Ondernemingen en rechtspersonen zijn vanaf 2020 verplicht om de namen van hun (in)directe eigenaren te laten opnemen in het UBO-register. UBO staat voor ”ultimate beneficial owner” (uiteindelijke belanghebbende). Doel van deze Europese richtlijn is het tegengaan van witwaspraktijken en terrorismefinanciering, door helderheid te verschaffen over wie achter de schermen van een onderneming aan de touwtjes trekt. Een wetsvoorstel om deze richtlijn in te voeren, ligt bij de Tweede Kamer.
Namen, woonstaat en geboortemaand en -jaar van de geregistreerden zullen straks openbaar zijn. Voor kerkgenootschappen, waaronder alle religieuze gemeenschappen in Nederland vallen, geldt een uitzondering wat betreft deze openbaarmaking. Wel moeten zij persoonsgegevens van hoger leidinggevend personeel (bestuurders) gaan bijhouden: burgerservicenummer, geboortedag, -land en -plaats, woonadres, een afschrift van een geldig identiteitsdocument en van documenten waaruit de aard en omvang van het economisch belang blijkt.
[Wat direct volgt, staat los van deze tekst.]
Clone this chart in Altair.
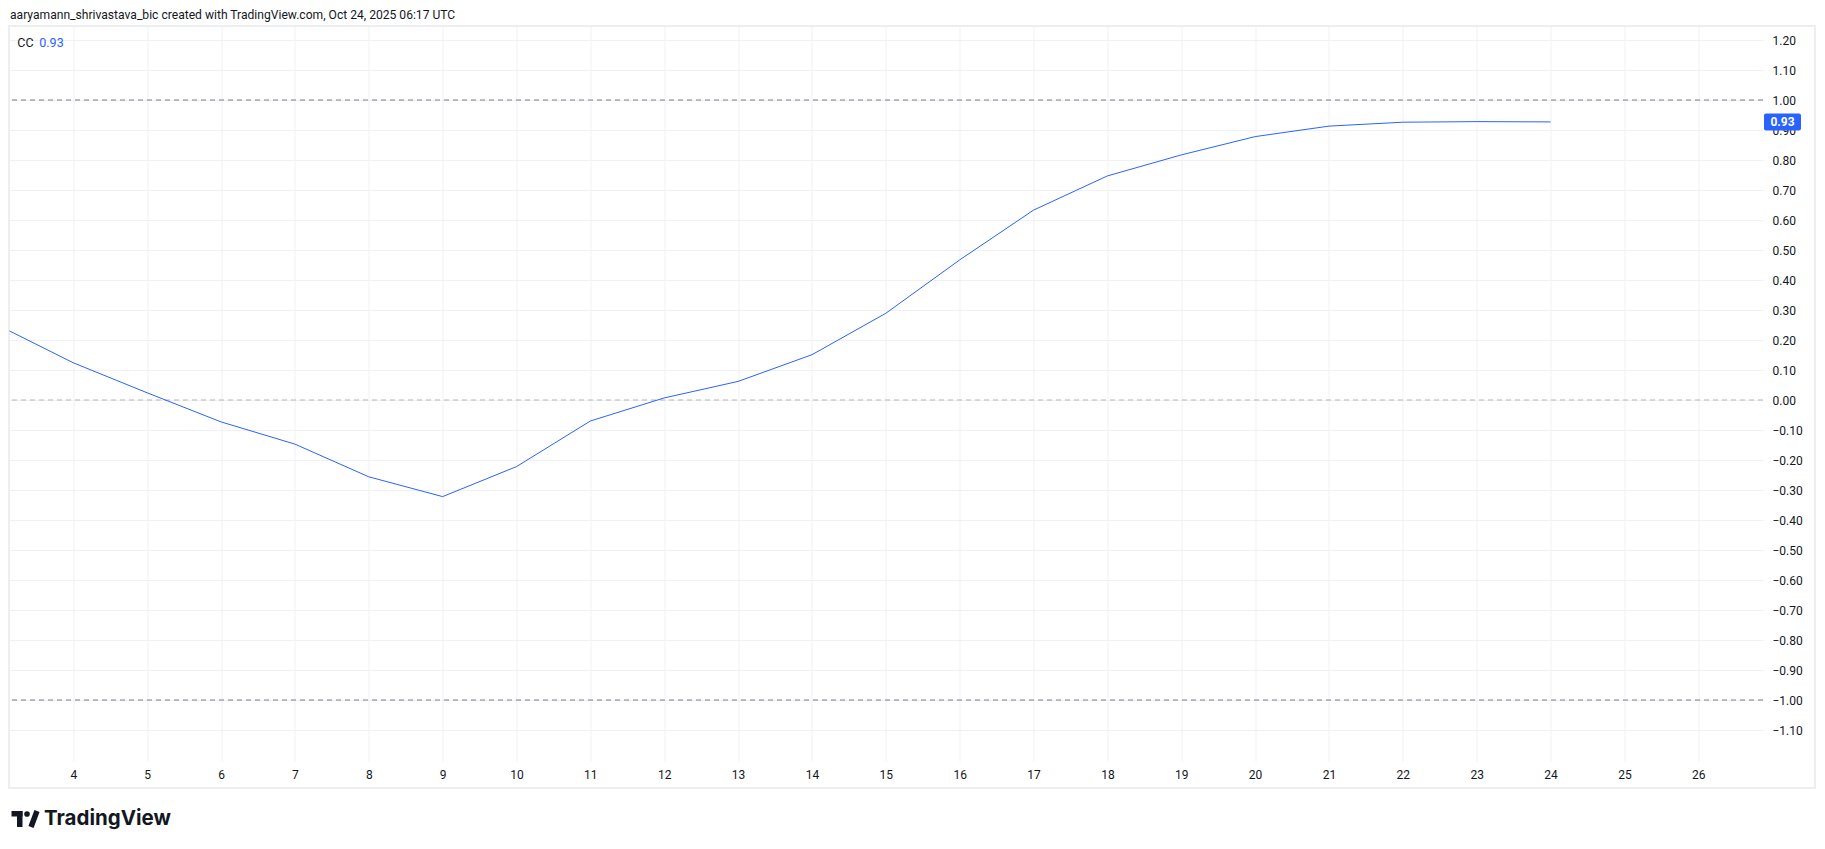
import altair as alt
import pandas as pd

# ---- data ----
x_vals = list(range(3, 25))
cc_vals = [0.247, 0.124, 0.024, -0.073, -0.147, -0.256, -0.322, -0.222, -0.070,
           0.007, 0.062, 0.151, 0.289, 0.467, 0.633, 0.747, 0.817, 0.878,
           0.913, 0.926, 0.928, 0.927]
x_ticks = list(range(4, 27))
y_ticks = [round(-1.1 + 0.1 * i, 2) for i in range(24)]
hline_levels = [1.0, 0.0, -1.0]
hline_colors = ["#787b86", "#b2b5be", "#787b86"]
header_text = "aaryamann_shrivastava_bic created with TradingView.com, Oct 24, 2025 06:17 UTC"
series_name = "CC"
logo_text = "TradingView"

df = pd.DataFrame({"x": x_vals, "cc": cc_vals})
last_df = pd.DataFrame({"x": [x_vals[-1]], "cc": [cc_vals[-1]]})
hl_df = pd.DataFrame({"level": hline_levels, "col": hline_colors})
one = pd.DataFrame({"a": [0]})

W, H = 1753.5, 735
FONT = "Roboto"
TXT = "#131722"
BLUE = "#2962ff"
GRID = "#f0f1f4"

xscale = alt.Scale(domain=[3.136, 26.876], nice=False, zero=False)
yscale = alt.Scale(domain=[-1.2033, 1.2467], nice=False, zero=False)

x_axis = alt.Axis(values=x_ticks, format="d", grid=True, gridColor=GRID,
                  ticks=False, domain=False, labelFontSize=12, labelFont=FONT,
                  labelColor=TXT, labelPadding=8, title=None, labelFlush=False,
                  labelOverlap=False, zindex=0)
y_axis = alt.Axis(orient="right", values=y_ticks, format=".2f", grid=True,
                  gridColor=GRID, ticks=False, domain=False, labelFontSize=12,
                  labelFont=FONT, labelColor=TXT, labelPadding=9, labelAlign="left",
                  title=None, labelFlush=False, labelOverlap=False, zindex=0)

frame = alt.Chart(one).mark_rect(fillOpacity=0, stroke="#eceef2", strokeWidth=2).encode(
    x=alt.value(-0.5), x2=alt.value(1805.5), y=alt.value(0), y2=alt.value(762)
)

line = alt.Chart(df).mark_line(color=BLUE, strokeWidth=1, clip=True).encode(
    x=alt.X("x:Q", scale=xscale, axis=x_axis),
    y=alt.Y("cc:Q", scale=yscale, axis=y_axis),
)

rules = alt.Chart(hl_df).mark_rule(strokeDash=[5, 4], strokeWidth=1).encode(
    y=alt.Y("level:Q", scale=yscale, axis=y_axis),
    color=alt.Color("col:N", scale=None),
)

badge = alt.Chart(last_df).mark_rect(color=BLUE, yOffset=-8.5, y2Offset=8.5, cornerRadius=2).encode(
    x=alt.value(1754.5), x2=alt.value(1791.5),
    y=alt.Y("cc:Q", scale=yscale, axis=y_axis), y2=alt.Y2("cc"),
)
badge_text = alt.Chart(last_df).mark_text(color="white", fontWeight="bold", fontSize=12,
                                          font=FONT, align="center", baseline="middle").encode(
    x=alt.value(1773), y=alt.Y("cc:Q", scale=yscale, axis=y_axis),
    text=alt.Text("cc:Q", format=".2f")
)

legend_name = alt.Chart(one).mark_text(align="left", baseline="middle", fontSize=12.5,
                                       font=FONT, color=TXT, text=series_name).encode(
    x=alt.value(7.8), y=alt.value(16.7)
)
legend_val = alt.Chart(last_df).mark_text(align="left", baseline="middle", fontSize=12.5,
                                          font=FONT, color=BLUE).encode(
    x=alt.value(29.8), y=alt.value(16.7), text=alt.Text("cc:Q", format=".2f")
)

header = alt.Chart(one).mark_text(align="left", baseline="middle", fontSize=12.1, font=FONT,
                                  color=TXT, text=header_text).encode(
    x=alt.value(0.5), y=alt.value(-11)
)

logo_word = alt.Chart(one).mark_text(align="left", baseline="middle", fontSize=20.5, font="Inter",
                                     fontWeight="bold", color=TXT, text=logo_text).encode(
    x=alt.value(34.5), y=alt.value(793)
)
logo_bar = alt.Chart(one).mark_rect(color=TXT).encode(
    x=alt.value(2), x2=alt.value(13), y=alt.value(785), y2=alt.value(790.5)
)
logo_stem = alt.Chart(one).mark_rect(color=TXT).encode(
    x=alt.value(7.5), x2=alt.value(13), y=alt.value(785), y2=alt.value(801)
)
logo_dot = alt.Chart(one).mark_point(color=TXT, filled=True, size=32, opacity=1).encode(
    x=alt.value(17.5), y=alt.value(788)
)
logo_slash = alt.Chart(one).mark_rule(color=TXT, strokeWidth=5.5, strokeCap="butt").encode(
    x=alt.value(27.5), x2=alt.value(21.5), y=alt.value(785), y2=alt.value(801)
)

chart = alt.layer(
    frame, rules, line, badge, badge_text, legend_name, legend_val, header,
    logo_word, logo_bar, logo_stem, logo_dot, logo_slash
).resolve_scale(x="shared", y="shared").properties(
    width=W, height=H,
    padding={"left": 1.5, "top": 18, "right": 54, "bottom": 80},
    autosize=alt.AutoSizeParams(type="none"),
    background="white",
).configure_view(stroke="transparent")

chart.save("out.html", embed_options={"renderer": "svg", "actions": False})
Wie in de kerk als bestuurder geldt, is volgens belastingadviseur Wilbert van Vliet van HVK Stevens Belastingadvies nog onduidelijk. „Gaat het om de hele kerkenraad, de kerkrentmeesters? En in de Rooms-Katholieke Kerk om de bisschop?”
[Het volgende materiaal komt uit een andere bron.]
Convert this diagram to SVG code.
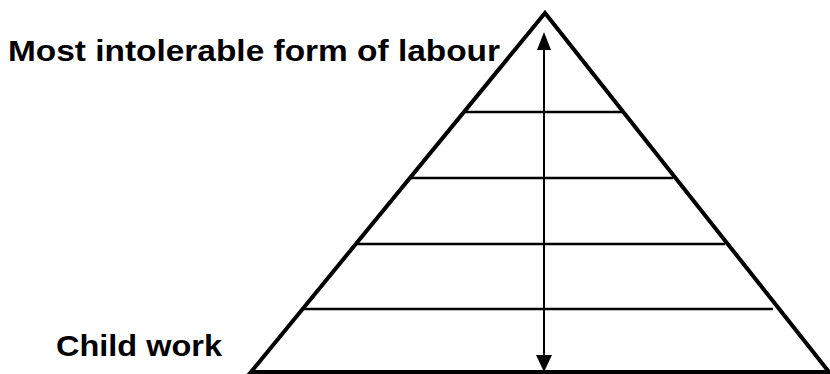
<svg xmlns="http://www.w3.org/2000/svg" width="830" height="374" viewBox="0 0 830 374">
<style>
.lbl{font-family:"Liberation Sans",Arial,sans-serif;font-weight:bold;font-size:30px;fill:#000}
.tri{fill:none;stroke:#000;stroke-width:4;stroke-linejoin:miter}
.tier{stroke:#000;stroke-width:2.5}
.axis{stroke:#000;stroke-width:2}
.head{fill:#000}
</style>
<rect width="830" height="374" fill="#fff"/>
<g id="pyramid">
<polygon class="tri" points="545,13 251,372 829,372"/>
<line class="tier" x1="464" y1="112" x2="623" y2="112"/>
<line class="tier" x1="411" y1="178" x2="673" y2="178"/>
<line class="tier" x1="357" y1="244" x2="725" y2="244"/>
<line class="tier" x1="304" y1="309" x2="773" y2="309"/>
</g>
<g id="connectors">
<line class="axis" x1="544" y1="40" x2="544" y2="362"/>
<path class="head" d="M544,32 L537,50 L551,50 Z"/>
<path class="head" d="M544,372 L536,355 L552,355 Z"/>
</g>
<g id="label-top">
<text class="lbl" x="8" y="61" textLength="492" lengthAdjust="spacingAndGlyphs">Most intolerable form of labour</text>
</g>
<g id="label-bottom">
<text class="lbl" x="56" y="356" textLength="166" lengthAdjust="spacingAndGlyphs">Child work</text>
</g>
</svg>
Bezwaarlijker vindt hij dat de scheiding tussen kerk in staat in het geding zou kunnen komen.
Gelet op een nota van minister Hoekstra van Financiën is het nog maar de vraag of kerken hun uitzonderingspositie blijven behouden. De minister schrijft: „Bij concrete signalen dat deze wetgeving leidt tot misbruik van kerkgenootschappen zal dit (de uitzonderingspositie, red.) heroverwogen worden.”
Van Vliet: „Voor christenen lijkt openbaarmaking van de persoonsgegevens in deze maatschappij niet zo erg. Maar wat als je geloof onder vuur komt te liggen? We hebben nu juist met elkaar afgesproken dat de overheid niets te maken heeft met iemands geloofsovertuiging.”